**Problem to solve**: Collect every line that includes the string "matplotlib".

**Records to use**:

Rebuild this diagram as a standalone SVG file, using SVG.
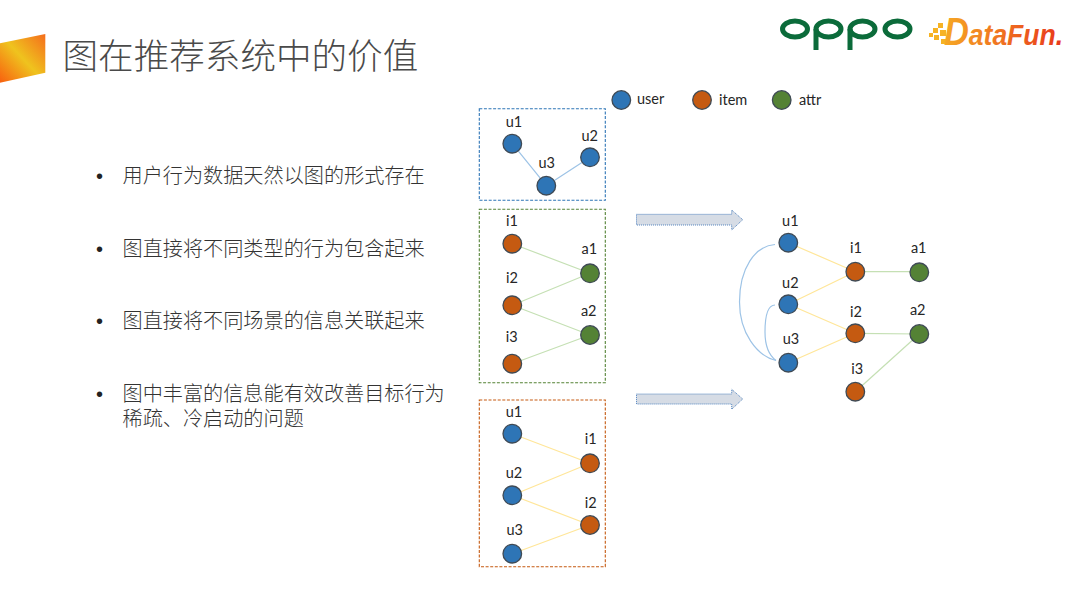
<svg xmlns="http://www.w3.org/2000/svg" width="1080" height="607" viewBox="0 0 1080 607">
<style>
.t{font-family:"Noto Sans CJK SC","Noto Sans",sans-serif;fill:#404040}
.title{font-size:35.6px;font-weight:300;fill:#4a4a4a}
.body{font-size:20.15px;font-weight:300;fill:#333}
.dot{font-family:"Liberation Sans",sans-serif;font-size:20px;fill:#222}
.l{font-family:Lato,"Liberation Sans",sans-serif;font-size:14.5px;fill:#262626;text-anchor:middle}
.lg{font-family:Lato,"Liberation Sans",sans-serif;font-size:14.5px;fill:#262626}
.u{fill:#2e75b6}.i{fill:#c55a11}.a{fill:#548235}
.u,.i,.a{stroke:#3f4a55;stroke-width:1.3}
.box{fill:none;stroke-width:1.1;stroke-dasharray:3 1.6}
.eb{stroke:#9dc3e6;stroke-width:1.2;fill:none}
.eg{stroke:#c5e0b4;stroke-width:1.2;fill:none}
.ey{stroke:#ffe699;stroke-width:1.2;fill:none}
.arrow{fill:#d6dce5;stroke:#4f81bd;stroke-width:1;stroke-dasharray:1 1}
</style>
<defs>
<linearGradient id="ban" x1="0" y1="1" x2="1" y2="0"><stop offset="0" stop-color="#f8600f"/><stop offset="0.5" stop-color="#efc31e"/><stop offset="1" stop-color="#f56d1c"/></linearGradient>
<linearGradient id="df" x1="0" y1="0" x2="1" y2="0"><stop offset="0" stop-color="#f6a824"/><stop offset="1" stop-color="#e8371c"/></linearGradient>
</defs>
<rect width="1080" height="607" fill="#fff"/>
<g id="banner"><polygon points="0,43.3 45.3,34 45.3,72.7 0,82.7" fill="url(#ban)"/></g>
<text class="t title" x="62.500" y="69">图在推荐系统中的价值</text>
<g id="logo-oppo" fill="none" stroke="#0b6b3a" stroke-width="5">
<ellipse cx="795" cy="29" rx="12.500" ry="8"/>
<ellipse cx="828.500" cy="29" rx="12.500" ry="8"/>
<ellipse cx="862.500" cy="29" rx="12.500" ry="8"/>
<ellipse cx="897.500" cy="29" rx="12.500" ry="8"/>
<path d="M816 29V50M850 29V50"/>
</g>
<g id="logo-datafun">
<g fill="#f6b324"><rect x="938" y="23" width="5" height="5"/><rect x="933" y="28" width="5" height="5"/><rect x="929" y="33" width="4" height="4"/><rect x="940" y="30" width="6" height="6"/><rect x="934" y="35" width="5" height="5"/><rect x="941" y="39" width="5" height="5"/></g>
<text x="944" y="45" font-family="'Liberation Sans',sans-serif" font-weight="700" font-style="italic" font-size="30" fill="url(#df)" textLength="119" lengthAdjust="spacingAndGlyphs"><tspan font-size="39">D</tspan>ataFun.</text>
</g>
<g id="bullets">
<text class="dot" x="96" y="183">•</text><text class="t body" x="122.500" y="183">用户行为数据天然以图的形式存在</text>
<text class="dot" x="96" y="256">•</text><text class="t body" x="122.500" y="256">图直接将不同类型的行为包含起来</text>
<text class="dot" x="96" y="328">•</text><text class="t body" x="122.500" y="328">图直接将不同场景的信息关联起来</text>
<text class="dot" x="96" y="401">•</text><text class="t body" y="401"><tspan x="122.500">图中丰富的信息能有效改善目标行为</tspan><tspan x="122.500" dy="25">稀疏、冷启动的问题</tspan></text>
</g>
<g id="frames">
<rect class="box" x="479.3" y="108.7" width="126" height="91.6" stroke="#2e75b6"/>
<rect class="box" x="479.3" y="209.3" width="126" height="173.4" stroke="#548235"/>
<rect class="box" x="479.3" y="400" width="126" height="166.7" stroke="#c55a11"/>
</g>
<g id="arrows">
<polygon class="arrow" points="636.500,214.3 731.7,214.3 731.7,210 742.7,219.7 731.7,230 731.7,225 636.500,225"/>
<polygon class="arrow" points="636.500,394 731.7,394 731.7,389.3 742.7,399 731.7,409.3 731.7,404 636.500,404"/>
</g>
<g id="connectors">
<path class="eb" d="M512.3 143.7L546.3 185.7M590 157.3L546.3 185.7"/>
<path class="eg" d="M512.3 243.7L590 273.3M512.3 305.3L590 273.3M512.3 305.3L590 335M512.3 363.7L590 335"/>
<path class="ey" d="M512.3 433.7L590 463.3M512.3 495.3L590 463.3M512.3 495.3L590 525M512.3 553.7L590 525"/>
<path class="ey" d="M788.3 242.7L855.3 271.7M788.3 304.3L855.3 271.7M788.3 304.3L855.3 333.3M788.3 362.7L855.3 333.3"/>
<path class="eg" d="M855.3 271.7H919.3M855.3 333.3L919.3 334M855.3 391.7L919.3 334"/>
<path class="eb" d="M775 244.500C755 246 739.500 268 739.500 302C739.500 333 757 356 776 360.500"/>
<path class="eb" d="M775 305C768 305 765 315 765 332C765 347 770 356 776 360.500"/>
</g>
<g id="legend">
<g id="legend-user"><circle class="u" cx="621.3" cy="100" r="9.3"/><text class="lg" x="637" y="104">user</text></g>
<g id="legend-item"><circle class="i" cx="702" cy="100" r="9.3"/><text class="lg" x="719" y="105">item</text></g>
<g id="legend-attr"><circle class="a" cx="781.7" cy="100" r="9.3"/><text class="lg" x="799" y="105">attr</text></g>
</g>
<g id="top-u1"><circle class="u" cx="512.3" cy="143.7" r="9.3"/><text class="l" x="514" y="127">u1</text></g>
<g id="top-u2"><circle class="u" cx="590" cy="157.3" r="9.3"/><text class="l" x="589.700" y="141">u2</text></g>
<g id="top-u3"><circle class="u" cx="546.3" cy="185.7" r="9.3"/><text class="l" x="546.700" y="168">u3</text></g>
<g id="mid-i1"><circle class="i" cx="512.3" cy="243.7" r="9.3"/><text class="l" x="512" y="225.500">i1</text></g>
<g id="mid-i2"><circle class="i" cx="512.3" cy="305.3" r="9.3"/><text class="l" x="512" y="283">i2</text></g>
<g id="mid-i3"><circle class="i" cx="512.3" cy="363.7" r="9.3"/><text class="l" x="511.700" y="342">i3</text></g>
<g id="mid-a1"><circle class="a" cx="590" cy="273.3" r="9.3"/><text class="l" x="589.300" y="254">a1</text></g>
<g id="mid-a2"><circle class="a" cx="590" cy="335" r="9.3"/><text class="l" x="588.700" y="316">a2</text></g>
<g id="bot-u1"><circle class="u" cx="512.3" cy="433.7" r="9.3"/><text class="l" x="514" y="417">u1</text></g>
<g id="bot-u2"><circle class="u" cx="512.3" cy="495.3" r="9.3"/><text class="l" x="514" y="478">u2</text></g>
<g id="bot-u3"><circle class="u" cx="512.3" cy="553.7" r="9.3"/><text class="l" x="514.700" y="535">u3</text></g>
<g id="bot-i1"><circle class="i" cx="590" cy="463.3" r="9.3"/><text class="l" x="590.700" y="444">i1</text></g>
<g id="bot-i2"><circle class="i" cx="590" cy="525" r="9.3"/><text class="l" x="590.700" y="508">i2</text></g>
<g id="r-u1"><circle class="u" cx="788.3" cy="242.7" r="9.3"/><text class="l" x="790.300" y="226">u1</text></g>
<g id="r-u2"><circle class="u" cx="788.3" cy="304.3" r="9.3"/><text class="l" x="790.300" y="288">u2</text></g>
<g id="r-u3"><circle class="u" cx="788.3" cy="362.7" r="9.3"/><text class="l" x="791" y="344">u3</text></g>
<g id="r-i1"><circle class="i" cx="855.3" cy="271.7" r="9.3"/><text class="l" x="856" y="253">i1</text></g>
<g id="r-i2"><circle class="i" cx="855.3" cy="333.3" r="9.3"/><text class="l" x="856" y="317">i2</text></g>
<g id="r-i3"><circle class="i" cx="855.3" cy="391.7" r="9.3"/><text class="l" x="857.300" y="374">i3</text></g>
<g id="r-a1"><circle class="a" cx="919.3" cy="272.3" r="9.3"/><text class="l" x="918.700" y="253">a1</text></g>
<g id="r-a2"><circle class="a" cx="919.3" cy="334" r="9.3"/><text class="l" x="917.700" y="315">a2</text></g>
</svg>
--
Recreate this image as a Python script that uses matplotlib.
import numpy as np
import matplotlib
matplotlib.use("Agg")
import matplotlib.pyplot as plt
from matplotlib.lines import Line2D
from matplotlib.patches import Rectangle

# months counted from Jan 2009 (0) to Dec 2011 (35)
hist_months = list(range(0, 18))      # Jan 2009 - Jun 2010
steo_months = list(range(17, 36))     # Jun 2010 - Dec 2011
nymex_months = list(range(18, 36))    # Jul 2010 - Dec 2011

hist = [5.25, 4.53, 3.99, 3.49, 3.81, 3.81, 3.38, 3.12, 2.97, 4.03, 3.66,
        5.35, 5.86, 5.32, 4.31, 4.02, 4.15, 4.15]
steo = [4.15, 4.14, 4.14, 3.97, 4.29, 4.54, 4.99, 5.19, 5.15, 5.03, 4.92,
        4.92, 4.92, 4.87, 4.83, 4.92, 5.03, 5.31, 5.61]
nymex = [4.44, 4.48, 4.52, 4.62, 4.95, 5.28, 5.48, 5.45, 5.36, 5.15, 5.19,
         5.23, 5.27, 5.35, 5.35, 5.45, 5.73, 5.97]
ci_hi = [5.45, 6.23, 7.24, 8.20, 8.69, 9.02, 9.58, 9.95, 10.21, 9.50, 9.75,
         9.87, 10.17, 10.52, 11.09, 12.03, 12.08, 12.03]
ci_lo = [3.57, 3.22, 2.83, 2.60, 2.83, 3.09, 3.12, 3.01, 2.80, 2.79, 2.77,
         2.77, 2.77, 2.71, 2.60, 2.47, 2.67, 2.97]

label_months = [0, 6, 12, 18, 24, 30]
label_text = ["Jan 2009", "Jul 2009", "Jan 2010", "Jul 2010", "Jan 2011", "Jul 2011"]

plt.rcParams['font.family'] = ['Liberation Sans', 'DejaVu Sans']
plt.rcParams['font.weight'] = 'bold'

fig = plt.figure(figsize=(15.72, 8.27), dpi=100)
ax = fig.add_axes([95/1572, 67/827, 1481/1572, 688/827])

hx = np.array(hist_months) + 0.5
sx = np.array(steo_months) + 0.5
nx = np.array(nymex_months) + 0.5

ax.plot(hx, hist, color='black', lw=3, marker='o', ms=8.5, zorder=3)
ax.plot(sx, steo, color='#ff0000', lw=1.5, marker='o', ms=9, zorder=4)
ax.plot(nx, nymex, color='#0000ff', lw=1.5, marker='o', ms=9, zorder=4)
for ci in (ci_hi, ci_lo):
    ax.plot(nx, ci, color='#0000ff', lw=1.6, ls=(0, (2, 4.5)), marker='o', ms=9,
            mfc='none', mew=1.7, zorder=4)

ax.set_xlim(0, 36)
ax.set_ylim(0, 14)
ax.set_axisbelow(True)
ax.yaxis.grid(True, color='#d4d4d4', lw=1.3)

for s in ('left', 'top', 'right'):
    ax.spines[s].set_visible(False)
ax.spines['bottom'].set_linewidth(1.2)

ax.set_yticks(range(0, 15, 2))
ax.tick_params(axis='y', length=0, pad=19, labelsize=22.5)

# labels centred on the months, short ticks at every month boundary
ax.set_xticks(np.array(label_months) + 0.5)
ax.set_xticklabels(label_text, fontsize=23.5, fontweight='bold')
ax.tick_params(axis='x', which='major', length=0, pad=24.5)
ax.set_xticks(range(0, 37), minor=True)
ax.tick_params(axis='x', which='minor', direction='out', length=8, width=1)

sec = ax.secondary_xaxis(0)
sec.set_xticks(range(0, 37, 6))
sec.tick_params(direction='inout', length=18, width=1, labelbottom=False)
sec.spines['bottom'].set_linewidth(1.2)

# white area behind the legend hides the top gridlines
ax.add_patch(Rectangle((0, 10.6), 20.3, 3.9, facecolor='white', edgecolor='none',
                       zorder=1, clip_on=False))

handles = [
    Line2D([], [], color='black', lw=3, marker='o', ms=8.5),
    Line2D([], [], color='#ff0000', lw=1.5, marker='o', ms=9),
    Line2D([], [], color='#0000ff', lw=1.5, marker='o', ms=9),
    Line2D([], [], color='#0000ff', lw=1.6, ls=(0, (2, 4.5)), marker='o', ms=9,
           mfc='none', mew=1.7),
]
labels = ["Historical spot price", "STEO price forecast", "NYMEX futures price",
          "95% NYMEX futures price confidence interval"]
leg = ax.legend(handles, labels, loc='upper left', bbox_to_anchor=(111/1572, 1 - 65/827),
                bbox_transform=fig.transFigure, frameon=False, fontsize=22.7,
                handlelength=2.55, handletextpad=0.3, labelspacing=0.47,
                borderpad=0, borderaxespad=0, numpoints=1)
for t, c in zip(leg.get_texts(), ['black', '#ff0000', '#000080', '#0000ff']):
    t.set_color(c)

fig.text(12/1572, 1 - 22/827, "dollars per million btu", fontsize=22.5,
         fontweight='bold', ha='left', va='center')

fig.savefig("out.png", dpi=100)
==
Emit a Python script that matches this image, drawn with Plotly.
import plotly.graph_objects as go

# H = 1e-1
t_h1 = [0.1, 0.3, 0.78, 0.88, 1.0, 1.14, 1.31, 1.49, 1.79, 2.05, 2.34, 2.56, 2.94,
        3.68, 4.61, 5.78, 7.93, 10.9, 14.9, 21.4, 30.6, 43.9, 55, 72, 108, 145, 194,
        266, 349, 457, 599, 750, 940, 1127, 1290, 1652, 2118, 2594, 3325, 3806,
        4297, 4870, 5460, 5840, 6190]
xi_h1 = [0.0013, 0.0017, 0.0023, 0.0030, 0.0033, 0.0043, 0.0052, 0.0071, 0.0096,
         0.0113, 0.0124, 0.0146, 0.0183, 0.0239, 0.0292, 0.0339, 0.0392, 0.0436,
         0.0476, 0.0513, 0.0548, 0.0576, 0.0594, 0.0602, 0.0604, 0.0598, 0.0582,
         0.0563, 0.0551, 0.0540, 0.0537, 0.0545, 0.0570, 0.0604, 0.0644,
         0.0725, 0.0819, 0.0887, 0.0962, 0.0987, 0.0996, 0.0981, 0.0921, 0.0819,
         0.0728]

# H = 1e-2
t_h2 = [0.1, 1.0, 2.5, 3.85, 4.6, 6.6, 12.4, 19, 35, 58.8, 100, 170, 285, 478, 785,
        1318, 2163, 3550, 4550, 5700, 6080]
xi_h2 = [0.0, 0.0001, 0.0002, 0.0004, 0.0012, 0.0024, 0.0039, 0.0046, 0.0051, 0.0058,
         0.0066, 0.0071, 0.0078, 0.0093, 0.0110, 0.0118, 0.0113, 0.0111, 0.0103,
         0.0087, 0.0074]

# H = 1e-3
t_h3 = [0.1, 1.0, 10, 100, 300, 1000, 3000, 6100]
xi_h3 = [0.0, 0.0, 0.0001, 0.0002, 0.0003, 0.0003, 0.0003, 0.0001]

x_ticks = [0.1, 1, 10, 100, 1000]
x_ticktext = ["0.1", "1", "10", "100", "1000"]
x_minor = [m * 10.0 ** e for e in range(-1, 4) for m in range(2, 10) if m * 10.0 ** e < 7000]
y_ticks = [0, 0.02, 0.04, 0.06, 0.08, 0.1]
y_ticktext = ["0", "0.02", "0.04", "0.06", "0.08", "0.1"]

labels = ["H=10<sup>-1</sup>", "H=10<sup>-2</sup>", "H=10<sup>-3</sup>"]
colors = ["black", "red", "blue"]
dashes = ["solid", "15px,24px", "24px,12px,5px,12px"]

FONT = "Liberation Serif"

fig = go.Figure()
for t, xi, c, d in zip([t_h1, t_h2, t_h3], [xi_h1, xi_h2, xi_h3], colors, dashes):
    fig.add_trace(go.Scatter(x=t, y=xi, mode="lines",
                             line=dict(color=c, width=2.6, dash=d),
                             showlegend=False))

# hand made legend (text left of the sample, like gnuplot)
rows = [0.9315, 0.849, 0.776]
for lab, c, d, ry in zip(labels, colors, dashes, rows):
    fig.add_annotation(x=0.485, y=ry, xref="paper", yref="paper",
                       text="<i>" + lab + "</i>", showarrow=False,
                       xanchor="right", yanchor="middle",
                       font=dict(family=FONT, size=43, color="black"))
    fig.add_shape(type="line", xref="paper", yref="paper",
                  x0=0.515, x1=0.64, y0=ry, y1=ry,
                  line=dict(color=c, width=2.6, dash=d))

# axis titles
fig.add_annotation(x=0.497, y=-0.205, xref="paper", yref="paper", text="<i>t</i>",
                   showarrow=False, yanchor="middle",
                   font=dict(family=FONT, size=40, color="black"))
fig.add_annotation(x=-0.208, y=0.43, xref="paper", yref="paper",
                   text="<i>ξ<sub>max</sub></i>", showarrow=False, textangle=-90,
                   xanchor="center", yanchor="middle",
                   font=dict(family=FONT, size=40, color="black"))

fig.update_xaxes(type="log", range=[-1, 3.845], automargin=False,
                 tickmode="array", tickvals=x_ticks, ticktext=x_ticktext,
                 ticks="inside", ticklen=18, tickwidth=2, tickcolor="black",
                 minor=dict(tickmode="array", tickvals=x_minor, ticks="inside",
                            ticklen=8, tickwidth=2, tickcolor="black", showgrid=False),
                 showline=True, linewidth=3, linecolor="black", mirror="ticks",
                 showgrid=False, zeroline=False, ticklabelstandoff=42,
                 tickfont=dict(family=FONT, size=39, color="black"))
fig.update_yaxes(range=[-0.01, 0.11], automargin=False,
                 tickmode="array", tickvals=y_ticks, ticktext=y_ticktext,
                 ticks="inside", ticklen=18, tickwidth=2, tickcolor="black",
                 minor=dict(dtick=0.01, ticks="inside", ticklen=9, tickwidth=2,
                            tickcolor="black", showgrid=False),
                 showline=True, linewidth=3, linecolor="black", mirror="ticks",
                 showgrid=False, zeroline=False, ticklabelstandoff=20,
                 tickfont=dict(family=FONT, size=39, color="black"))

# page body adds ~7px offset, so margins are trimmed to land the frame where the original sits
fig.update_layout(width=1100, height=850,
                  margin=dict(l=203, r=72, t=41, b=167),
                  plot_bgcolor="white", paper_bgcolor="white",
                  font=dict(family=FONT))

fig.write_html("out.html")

**Correct answer**:
Recreate this image as a Python script that uses matplotlib.
import matplotlib
matplotlib.use("Agg")
import matplotlib.pyplot as plt
from matplotlib.lines import Line2D
from matplotlib.patches import Rectangle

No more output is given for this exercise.